Q: What’s new in version 2.2?

A: If has been a while since you last updated PTXprint, it will definitely be worth your time to visit this page to catch up on developments. Several of the topics mentioned on the page have links to step by step How To… pages.

Q: Where is the training material for PTXprint located?
A: You can watch a presentation on what is possible in this overview slideshow, and if you need ideas on how to achieve some of the more complicated layouts, this follow-up presentation should help. Both of these are also accessible on the EMDC website: Overview and Details. Note that the What’s new page has links to short How to… pages for some of the more complicated tasks.

Q: Does Paratext need to be running for PTXprint to be used?

A: No, it makes no difference whether Paratext is open or not. PTXprint is Paratext-aware, but not dependent on it. It accesses the USFM and settings files independently to produce the PDF output. It is assumed that the integrity of the data has been checked in Paratext (preferably version 8 or 9), but PTXprint will work even without Paratext installed.
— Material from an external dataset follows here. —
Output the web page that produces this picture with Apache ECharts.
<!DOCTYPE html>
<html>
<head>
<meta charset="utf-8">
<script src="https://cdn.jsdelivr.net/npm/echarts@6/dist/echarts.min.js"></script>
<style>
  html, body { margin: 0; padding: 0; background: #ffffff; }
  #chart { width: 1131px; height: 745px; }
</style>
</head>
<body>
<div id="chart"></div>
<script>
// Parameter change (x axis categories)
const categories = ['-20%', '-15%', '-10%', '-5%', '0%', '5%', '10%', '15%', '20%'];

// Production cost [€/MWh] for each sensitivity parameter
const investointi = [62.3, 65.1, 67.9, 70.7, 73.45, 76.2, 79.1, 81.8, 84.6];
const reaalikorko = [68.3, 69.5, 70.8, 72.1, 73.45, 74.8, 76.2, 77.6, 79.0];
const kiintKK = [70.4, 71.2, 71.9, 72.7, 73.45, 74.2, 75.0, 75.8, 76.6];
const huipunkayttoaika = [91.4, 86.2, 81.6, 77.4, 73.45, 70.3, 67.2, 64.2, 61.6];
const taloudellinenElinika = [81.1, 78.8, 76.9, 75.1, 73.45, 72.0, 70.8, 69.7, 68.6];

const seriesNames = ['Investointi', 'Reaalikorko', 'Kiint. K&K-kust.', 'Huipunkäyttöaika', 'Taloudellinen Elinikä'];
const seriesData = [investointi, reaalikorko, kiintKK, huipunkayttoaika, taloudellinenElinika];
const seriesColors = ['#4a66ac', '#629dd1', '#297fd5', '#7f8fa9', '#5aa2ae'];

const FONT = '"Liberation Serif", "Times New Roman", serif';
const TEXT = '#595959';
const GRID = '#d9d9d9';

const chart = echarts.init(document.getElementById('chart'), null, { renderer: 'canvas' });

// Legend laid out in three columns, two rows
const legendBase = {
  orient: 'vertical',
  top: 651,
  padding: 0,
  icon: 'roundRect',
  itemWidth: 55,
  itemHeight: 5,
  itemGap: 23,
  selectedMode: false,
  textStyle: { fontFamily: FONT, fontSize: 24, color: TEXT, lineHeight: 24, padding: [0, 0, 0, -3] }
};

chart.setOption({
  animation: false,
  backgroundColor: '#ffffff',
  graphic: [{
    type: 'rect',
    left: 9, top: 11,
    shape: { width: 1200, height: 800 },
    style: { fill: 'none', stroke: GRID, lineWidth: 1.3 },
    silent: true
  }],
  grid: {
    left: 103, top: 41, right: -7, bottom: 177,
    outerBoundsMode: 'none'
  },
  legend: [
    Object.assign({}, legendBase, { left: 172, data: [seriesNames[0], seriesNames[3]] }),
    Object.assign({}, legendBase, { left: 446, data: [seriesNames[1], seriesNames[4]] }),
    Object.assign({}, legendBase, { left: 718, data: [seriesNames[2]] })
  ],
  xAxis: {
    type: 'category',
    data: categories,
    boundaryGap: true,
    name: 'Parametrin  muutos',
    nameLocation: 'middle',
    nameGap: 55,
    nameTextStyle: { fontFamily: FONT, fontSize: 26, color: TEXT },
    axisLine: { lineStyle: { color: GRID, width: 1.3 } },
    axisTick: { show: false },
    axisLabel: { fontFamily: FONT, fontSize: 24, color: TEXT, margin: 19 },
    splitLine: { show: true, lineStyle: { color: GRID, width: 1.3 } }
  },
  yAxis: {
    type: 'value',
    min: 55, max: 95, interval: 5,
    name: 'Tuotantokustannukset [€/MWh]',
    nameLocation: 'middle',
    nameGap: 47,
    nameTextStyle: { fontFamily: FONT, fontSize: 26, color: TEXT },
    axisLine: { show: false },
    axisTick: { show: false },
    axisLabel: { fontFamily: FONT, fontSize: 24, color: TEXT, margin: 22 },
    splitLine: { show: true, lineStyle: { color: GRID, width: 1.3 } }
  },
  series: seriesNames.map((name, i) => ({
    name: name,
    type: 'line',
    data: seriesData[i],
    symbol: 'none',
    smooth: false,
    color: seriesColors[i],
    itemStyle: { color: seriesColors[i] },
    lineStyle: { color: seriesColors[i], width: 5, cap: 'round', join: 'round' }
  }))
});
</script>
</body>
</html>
Q: Why don’t I get any pictures? Even though I have checked the option to include Pictures, I don’t see any pictures in my PDF.
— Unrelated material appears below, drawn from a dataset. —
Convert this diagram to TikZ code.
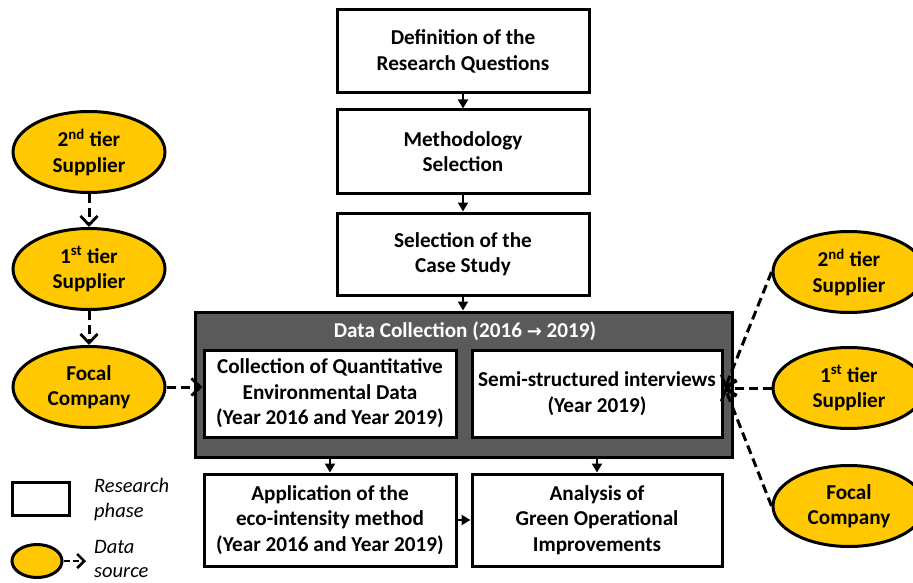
\documentclass[tikz,border=0pt]{standalone}
\usepackage{fontspec}
\setmainfont{Carlito}
\newfontfamily\symfont{DejaVu Sans}
\usetikzlibrary{arrows.meta,shapes.geometric}
\definecolor{srcyellow}{RGB}{255,200,0}
\definecolor{dcgray}{RGB}{90,90,90}
\begin{document}
\begin{tikzpicture}[x=1pt,y=-1pt,
  phase/.style={draw=black, line width=3pt, fill=white, inner sep=0pt,
    align=center, font=\fontsize{21.2}{25.5}\selectfont\bfseries},
  srcnode/.style={draw=black, line width=3pt, fill=srcyellow, ellipse, inner sep=0pt,
    minimum width=152pt, minimum height=81pt, align=center,
    font=\fontsize{21.2}{25.5}\selectfont\bfseries},
  flow/.style={line width=2.2pt, -{Triangle[length=9pt,width=10pt]}},
  dflow/.style={line width=3pt, dash pattern=on 9pt off 5pt,
    -{Straight Barb[length=9pt,width=17pt,line width=2.8pt]}},
  legtext/.style={anchor=west, align=left, inner sep=0pt,
    font=\fontsize{20.5}{24.5}\selectfont\itshape}
]
\clip (0,0) rectangle (913,583);
\fill[white] (0,0) rectangle (913,583);

% main flow boxes
\node[phase, minimum width=252pt, minimum height=83pt] (b1) at (463,51.5) {Definition of the\\Research Questions};
\node[phase, minimum width=252pt, minimum height=83pt] (b2) at (463,151.5) {Methodology\\Selection};
\node[phase, minimum width=252pt, minimum height=82pt] (b3) at (463,254) {Selection of the\\Case Study};

% data collection container
\node[draw=black, line width=3pt, fill=dcgray, minimum width=537pt, minimum height=145pt, inner sep=0pt] (dc) at (463.5,384.5) {};
\node[text=white, font=\fontsize{21.2}{25}\selectfont\bfseries, inner sep=0pt] (dct) at (465,331) {Data Collection (2016 {\symfont\bfseries\fontsize{18}{20}\selectfont →} 2019)};
\node[phase, minimum width=252pt, minimum height=87pt] (cq) at (330,393.5) {Collection of Quantitative\\Environmental Data\\(Year 2016 and Year 2019)};
\node[phase, minimum width=250pt, minimum height=87pt] (sr) at (597,393.5) {Semi-structured interviews\\(Year 2019)};

% bottom boxes
\node[phase, minimum width=252pt, minimum height=92pt] (ap) at (330,520) {Application of the\\eco-intensity method\\(Year 2016 and Year 2019)};
\node[phase, minimum width=250pt, minimum height=92pt] (an) at (597,520) {Analysis of\\Green Operational\\Improvements};

% left sources
\node[srcnode] (l2) at (89,152) {2\textsuperscript{nd} tier\\Supplier};
\node[srcnode] (l1) at (89,269) {1\textsuperscript{st} tier\\Supplier};
\node[srcnode] (lf) at (89,387) {Focal\\Company};

% right sources
\node[srcnode] (r2) at (849,272) {2\textsuperscript{nd} tier\\Supplier};
\node[srcnode] (r1) at (849,388) {1\textsuperscript{st} tier\\Supplier};
\node[srcnode] (rf) at (849,506) {Focal\\Company};
\coordinate (conv) at (725,388);

% solid flow arrows
\draw[flow] (b1) -- (b2);
\draw[flow] (b2) -- (b3);
\draw[flow] (b3) -- (dc.north -| b3.south);
\draw[flow] (dc.south -| cq.south) -- (ap);
\draw[flow] (dc.south -| sr.south) -- (an);
\draw[flow] (ap) -- (an);

% dashed source arrows
\draw[dflow] (l2) -- (l1);
\draw[dflow] (l1) -- (lf);
\draw[dflow] (lf.east) -- (cq.west |- lf.east);
\draw[dflow] (r2.west) -- (conv);
\draw[dflow] (r1.west) -- (conv);
\draw[dflow] (rf.west) -- (conv);

% legend
\node[draw=black, line width=3pt, fill=white, minimum width=57pt, minimum height=33pt, inner sep=0pt] (lgr) at (40.5,498.5) {};
\node[legtext] (lgrt) at (94,499.5) {Research\\phase};
\node[draw=black, line width=3pt, fill=srcyellow, ellipse, minimum width=50pt, minimum height=33pt, inner sep=0pt] (lge) at (37,561) {};
\coordinate (lgtip) at (86,561);
\draw[line width=2.8pt, dash pattern=on 6pt off 3pt, -{Straight Barb[length=7pt,width=14pt,line width=2.6pt]}] (lge.east) -- (lgtip);
\node[legtext] (lget) at (94,559) {Data\\source};
\end{tikzpicture}
\end{document}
A: There are many reasons that this could happen, but the most common reason is that “Include Pictures” has not been checked. If after checking (enabling) that option and still nothing appears in the table for the Picture List (or PicList for short), then click on the Generate… button to create the list of illustrations to be used (as seen in the screenshot of the next FAQ). The list is generated from \fig … \fig* markup in your Paratext USFM scripture files. If you haven’t specified any illustrations in Paratext, then you won’t see any pictures listed here either. [You can add images here one at a time, but it isn’t recommended.]

Q: How can I make the Captions for my illustrations look different to the main text?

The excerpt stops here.